Image source: Getty Images
The lack of technology stocks on the FTSE 100 means the index is often overlooked. Despite this, I still think there’s an opportunity to make serious money from some of the UK’s largest listed companies. Indeed, by taking a long-term view, I believe it’s possible to build a chunky portfolio starting with a relatively modest sum.
What’s more, with the Footsie’s large exposure to HALO (heavy assets, low obsolescence) stocks, now could be a good time to consider investing closer to home. Let’s explore this further.
Back in fashion
Earlier this year, Goldman Sachs identified a trend among its clients of moving out of artificial intelligence (AI) stocks towards those with asset-heavy balance sheets. Fears that tech sector valuations were becoming stretched is an obvious reason for the change of emphasis.
But owning expensive assets also acts as a barrier to new entrants. This could explain why earlier this year, the FTSE 100 hit a series of record highs. And the recent pullback in the index as a result of the conflict in the Middle East could be a buying opportunity to consider.
“After more than a decade of under‑investment (particularly in Europe), corporates are shifting decisively back toward physical assets.”
Goldman Sachs
One FTSE 100 company that owns plenty of assets is Endeavour Mining (LSE:EDV), operating five gold mines in Senegal, Burkina Faso, and Cote d’Ivoire. And with a combined expected life in excess of 10 years, there’s plenty of highly valuable precious metals still ready to be brought to the surface.

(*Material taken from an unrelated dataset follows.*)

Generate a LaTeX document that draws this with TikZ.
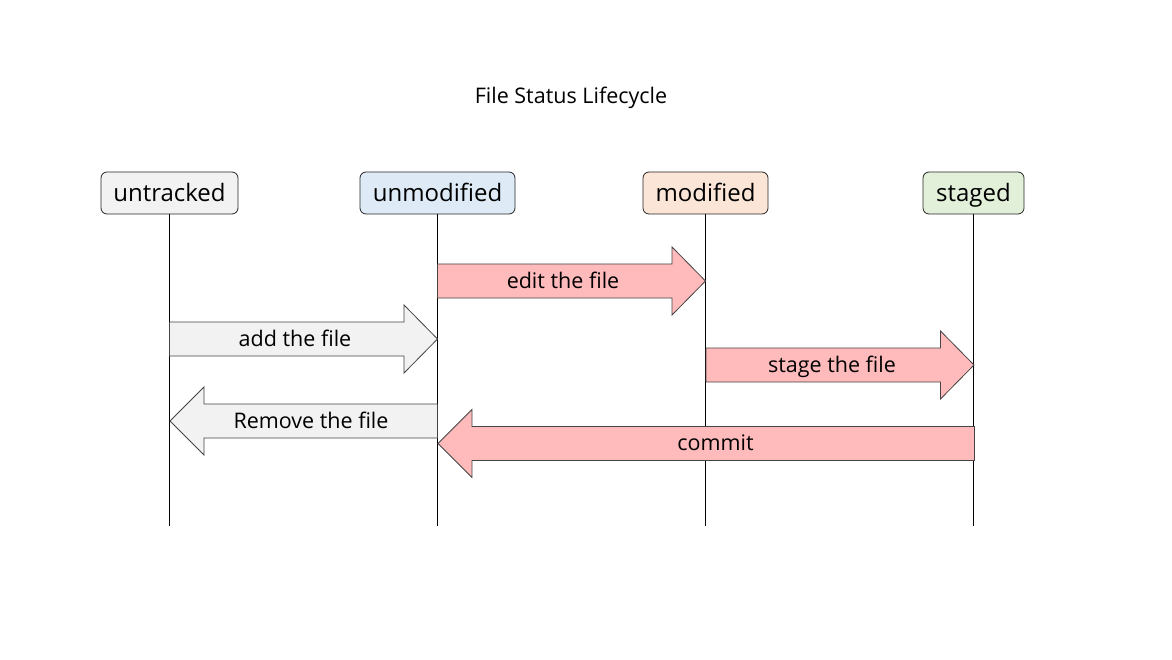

Of course, mining is operationally challenging. Bad weather, strikes, and equipment failure are just three reasons why production could be interrupted. There are also political risks associated with doing business in West Africa. Burkina Faso’s military leader recently said in a TV interview that “democracy is not for us”.
Despite these challenges, the stock’s delivered some impressive gains over the past year or so. Since the start of January 2025, Endeavour Mining’s share price has rocketed 230% due to a soaring gold price. It means a £500 investment made on 1 January 2025, is now (21 April) worth £1,659. That’s an incredible profit of £1,159.
Include the dividends of $2.02 (£1.50) a share and the gain becomes £1,210 (242%).
Could this amazing run continue?
If the most optimistic analyst is correct, a £500 investment today could grow to £602 within 12 months. But the consensus is that the group’s shares are fairly priced.
Since achieving an all-time high in January, the gold price has slipped back by around 17%. Reduced expectations of US interest rate cuts are to blame.
But many of the world’s central banks are still buying gold. Its reputation as a safe haven makes it particular attractive during times of economic uncertainty. Analysts are expecting up to 800 tonnes to be bought in 2026. In March, China recorded its 17th consecutive month of an increase in its gold stockpile.
A number of banks are forecasting the price of the precious metal to reach $6,000/oz this year. It’s currently trading at around $4,800. Forecasts beyond this period need to be taken with a pinch of salt but I’ve seen one prediction that it could reach $10,000 by 2036.
Against this backdrop, along with its strong balance sheet and one of the industry’s lowest costs of production, I think Endeavour Mining remains a stock to consider by long-term investors as part of a diversified portfolio.